University dissertation from Stockholm : Department of Oriental Languages, Stockholm University

Abstract: Chinese art of the 1990s responded to the many changes in the environment and thereby to changes in personal lives. Many Chinese artists of the time were therefore concerned with their selves and their works reveal explorations of personal identity. The medium of photography proved particularly suitable for expressing individuality in a rapidly transforming urban society. A growing number of independent conceptual photographic artists departed from official documentary photography, fetching inspiration from international art and postmodern theory. The bridal couple as a motif in conceptual Chinese photography started to appear in the mid-1990s, coinciding with the development of the consumer society, growing market freedom, foreign imports and the creation of an art market. The bridal couple in conceptual tableaux reveals an intriguing mixed appearance: the images introduce subtle recognition of signs and symbols from both near and afar, calling to mind issues of hybridity. Such hybridity is also something which makes interpretation of these images complex. By means of deep-analysis of eight conceptual photographs by seven artists, this study employs Homi K. Bhabha’s concepts to try out a method in which the images are located in the dynamic process of culture, that is in the Third Space.

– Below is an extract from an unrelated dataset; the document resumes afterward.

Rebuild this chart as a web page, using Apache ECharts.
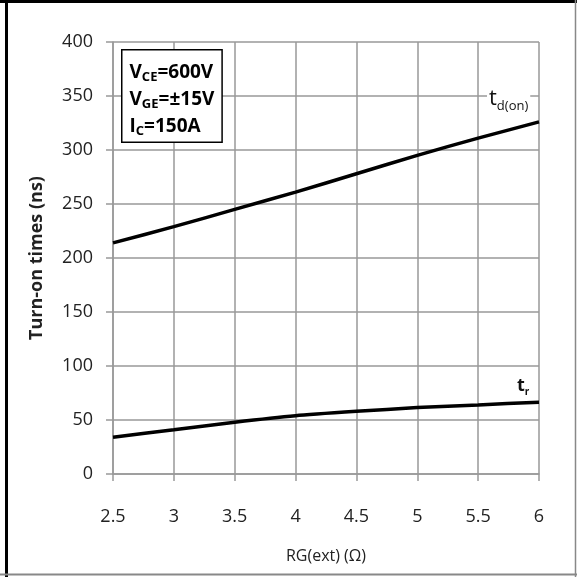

This method opens up the cross-cultural paradoxes as sites for interpretation: thus the focus of this study lies in unlocking the images to interpret them in their hybrid condition. An important challenge has been to lay bare how works with such mixed appearances communicate in their own right, and not as mere imitations of canonised works of art. By evaluating a number of foreign and domestic symbols in the images, new meanings are revealed, depicting a variety of issues tied to the Chinese cultural context. There are many conceivable reasons why artists in China should have adopted foreign symbols as form of expression; a context is outlined so that this type of art can be discussed from the point of view of the history of photography, marriage customs, bridal portraiture and the art market.